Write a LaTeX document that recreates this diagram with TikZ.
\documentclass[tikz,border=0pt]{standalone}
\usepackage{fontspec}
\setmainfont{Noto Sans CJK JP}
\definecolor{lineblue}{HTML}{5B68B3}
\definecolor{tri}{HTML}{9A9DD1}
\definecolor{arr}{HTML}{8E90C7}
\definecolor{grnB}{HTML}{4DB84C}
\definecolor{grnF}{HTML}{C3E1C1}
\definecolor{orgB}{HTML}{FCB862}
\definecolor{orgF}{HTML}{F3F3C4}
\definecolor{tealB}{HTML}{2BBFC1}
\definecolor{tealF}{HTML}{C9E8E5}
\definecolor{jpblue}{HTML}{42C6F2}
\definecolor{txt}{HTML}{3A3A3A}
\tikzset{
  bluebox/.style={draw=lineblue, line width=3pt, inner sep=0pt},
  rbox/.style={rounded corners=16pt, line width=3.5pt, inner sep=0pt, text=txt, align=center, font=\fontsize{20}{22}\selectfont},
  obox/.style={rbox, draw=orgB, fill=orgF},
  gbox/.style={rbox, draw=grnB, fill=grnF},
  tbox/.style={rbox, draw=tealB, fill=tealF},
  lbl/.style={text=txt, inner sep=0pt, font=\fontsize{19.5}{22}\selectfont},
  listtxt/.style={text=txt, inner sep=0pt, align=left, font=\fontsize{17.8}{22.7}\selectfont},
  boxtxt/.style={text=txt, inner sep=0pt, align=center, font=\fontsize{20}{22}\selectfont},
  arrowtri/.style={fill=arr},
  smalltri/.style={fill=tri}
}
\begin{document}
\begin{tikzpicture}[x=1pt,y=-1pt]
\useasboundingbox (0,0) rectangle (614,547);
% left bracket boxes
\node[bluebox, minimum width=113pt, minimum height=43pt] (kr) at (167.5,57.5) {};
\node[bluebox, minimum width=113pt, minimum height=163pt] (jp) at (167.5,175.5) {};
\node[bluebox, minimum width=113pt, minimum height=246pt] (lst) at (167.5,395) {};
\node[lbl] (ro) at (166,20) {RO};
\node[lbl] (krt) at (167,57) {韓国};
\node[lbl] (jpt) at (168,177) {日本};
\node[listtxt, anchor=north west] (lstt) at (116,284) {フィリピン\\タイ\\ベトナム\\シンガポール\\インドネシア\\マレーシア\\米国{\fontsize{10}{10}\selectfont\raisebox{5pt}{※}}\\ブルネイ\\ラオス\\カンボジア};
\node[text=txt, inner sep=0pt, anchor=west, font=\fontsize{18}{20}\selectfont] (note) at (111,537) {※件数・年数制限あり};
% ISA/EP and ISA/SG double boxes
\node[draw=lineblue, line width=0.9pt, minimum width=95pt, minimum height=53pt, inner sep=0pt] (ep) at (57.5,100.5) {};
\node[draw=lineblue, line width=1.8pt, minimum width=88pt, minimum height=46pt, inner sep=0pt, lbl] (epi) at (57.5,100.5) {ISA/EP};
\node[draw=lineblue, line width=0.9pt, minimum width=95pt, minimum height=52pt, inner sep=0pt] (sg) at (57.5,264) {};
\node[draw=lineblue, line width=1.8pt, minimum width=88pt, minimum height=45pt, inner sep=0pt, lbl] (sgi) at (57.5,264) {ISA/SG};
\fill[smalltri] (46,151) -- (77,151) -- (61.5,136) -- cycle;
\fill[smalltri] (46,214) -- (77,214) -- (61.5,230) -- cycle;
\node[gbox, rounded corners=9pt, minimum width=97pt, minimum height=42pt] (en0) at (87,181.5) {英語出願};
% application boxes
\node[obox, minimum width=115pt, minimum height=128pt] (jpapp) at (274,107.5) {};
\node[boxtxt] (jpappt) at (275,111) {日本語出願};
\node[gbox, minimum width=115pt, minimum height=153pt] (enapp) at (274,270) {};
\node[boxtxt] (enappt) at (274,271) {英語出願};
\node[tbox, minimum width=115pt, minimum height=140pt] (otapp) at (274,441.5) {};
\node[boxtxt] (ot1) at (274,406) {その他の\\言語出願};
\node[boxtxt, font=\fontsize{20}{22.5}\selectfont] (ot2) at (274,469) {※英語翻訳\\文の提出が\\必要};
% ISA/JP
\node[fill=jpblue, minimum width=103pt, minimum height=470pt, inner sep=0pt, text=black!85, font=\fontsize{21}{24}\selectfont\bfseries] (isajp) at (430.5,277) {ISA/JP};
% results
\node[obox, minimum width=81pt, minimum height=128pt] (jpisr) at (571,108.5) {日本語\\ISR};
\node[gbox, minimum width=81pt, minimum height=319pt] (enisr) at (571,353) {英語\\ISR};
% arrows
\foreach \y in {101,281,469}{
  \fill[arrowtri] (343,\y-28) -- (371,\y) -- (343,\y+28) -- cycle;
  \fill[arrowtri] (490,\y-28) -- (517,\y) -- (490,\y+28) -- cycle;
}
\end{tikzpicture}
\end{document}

········

• [Problem requirements] Word for word, restate all of the data shown above.

• [Correct output]
Write a LaTeX document that recreates this diagram with TikZ.
\documentclass[tikz,border=0pt]{standalone}
\usepackage{fontspec}
\setmainfont{Noto Sans CJK JP}
\definecolor{lineblue}{HTML}{5B68B3}
\definecolor{tri}{HTML}{9A9DD1}
\definecolor{arr}{HTML}{8E90C7}
\definecolor{grnB}{HTML}{4DB84C}
\definecolor{grnF}{HTML}{C3E1C1}
\definecolor{orgB}{HTML}{FCB862}
\definecolor{orgF}{HTML}{F3F3C4}
\definecolor{tealB}{HTML}{2BBFC1}
\definecolor{tealF}{HTML}{C9E8E5}
\definecolor{jpblue}{HTML}{42C6F2}
\definecolor{txt}{HTML}{3A3A3A}
\tikzset{
  bluebox/.style={draw=lineblue, line width=3pt, inner sep=0pt},
  rbox/.style={rounded corners=16pt, line width=3.5pt, inner sep=0pt, text=txt, align=center, font=\fontsize{20}{22}\selectfont},
  obox/.style={rbox, draw=orgB, fill=orgF},
  gbox/.style={rbox, draw=grnB, fill=grnF},
  tbox/.style={rbox, draw=tealB, fill=tealF},
  lbl/.style={text=txt, inner sep=0pt, font=\fontsize{19.5}{22}\selectfont},
  listtxt/.style={text=txt, inner sep=0pt, align=left, font=\fontsize{17.8}{22.7}\selectfont},
  boxtxt/.style={text=txt, inner sep=0pt, align=center, font=\fontsize{20}{22}\selectfont},
  arrowtri/.style={fill=arr},
  smalltri/.style={fill=tri}
}
\begin{document}
\begin{tikzpicture}[x=1pt,y=-1pt]
\useasboundingbox (0,0) rectangle (614,547);
% left bracket boxes
\node[bluebox, minimum width=113pt, minimum height=43pt] (kr) at (167.5,57.5) {};
\node[bluebox, minimum width=113pt, minimum height=163pt] (jp) at (167.5,175.5) {};
\node[bluebox, minimum width=113pt, minimum height=246pt] (lst) at (167.5,395) {};
\node[lbl] (ro) at (166,20) {RO};
\node[lbl] (krt) at (167,57) {韓国};
\node[lbl] (jpt) at (168,177) {日本};
\node[listtxt, anchor=north west] (lstt) at (116,284) {フィリピン\\タイ\\ベトナム\\シンガポール\\インドネシア\\マレーシア\\米国{\fontsize{10}{10}\selectfont\raisebox{5pt}{※}}\\ブルネイ\\ラオス\\カンボジア};
\node[text=txt, inner sep=0pt, anchor=west, font=\fontsize{18}{20}\selectfont] (note) at (111,537) {※件数・年数制限あり};
% ISA/EP and ISA/SG double boxes
\node[draw=lineblue, line width=0.9pt, minimum width=95pt, minimum height=53pt, inner sep=0pt] (ep) at (57.5,100.5) {};
\node[draw=lineblue, line width=1.8pt, minimum width=88pt, minimum height=46pt, inner sep=0pt, lbl] (epi) at (57.5,100.5) {ISA/EP};
\node[draw=lineblue, line width=0.9pt, minimum width=95pt, minimum height=52pt, inner sep=0pt] (sg) at (57.5,264) {};
\node[draw=lineblue, line width=1.8pt, minimum width=88pt, minimum height=45pt, inner sep=0pt, lbl] (sgi) at (57.5,264) {ISA/SG};
\fill[smalltri] (46,151) -- (77,151) -- (61.5,136) -- cycle;
\fill[smalltri] (46,214) -- (77,214) -- (61.5,230) -- cycle;
\node[gbox, rounded corners=9pt, minimum width=97pt, minimum height=42pt] (en0) at (87,181.5) {英語出願};
% application boxes
\node[obox, minimum width=115pt, minimum height=128pt] (jpapp) at (274,107.5) {};
\node[boxtxt] (jpappt) at (275,111) {日本語出願};
\node[gbox, minimum width=115pt, minimum height=153pt] (enapp) at (274,270) {};
\node[boxtxt] (enappt) at (274,271) {英語出願};
\node[tbox, minimum width=115pt, minimum height=140pt] (otapp) at (274,441.5) {};
\node[boxtxt] (ot1) at (274,406) {その他の\\言語出願};
\node[boxtxt, font=\fontsize{20}{22.5}\selectfont] (ot2) at (274,469) {※英語翻訳\\文の提出が\\必要};
% ISA/JP
\node[fill=jpblue, minimum width=103pt, minimum height=470pt, inner sep=0pt, text=black!85, font=\fontsize{21}{24}\selectfont\bfseries] (isajp) at (430.5,277) {ISA/JP};
% results
\node[obox, minimum width=81pt, minimum height=128pt] (jpisr) at (571,108.5) {日本語\\ISR};
\node[gbox, minimum width=81pt, minimum height=319pt] (enisr) at (571,353) {英語\\ISR};
% arrows
\foreach \y in {101,281,469}{
  \fill[arrowtri] (343,\y-28) -- (371,\y) -- (343,\y+28) -- cycle;
  \fill[arrowtri] (490,\y-28) -- (517,\y) -- (490,\y+28) -- cycle;
}
\end{tikzpicture}
\end{document}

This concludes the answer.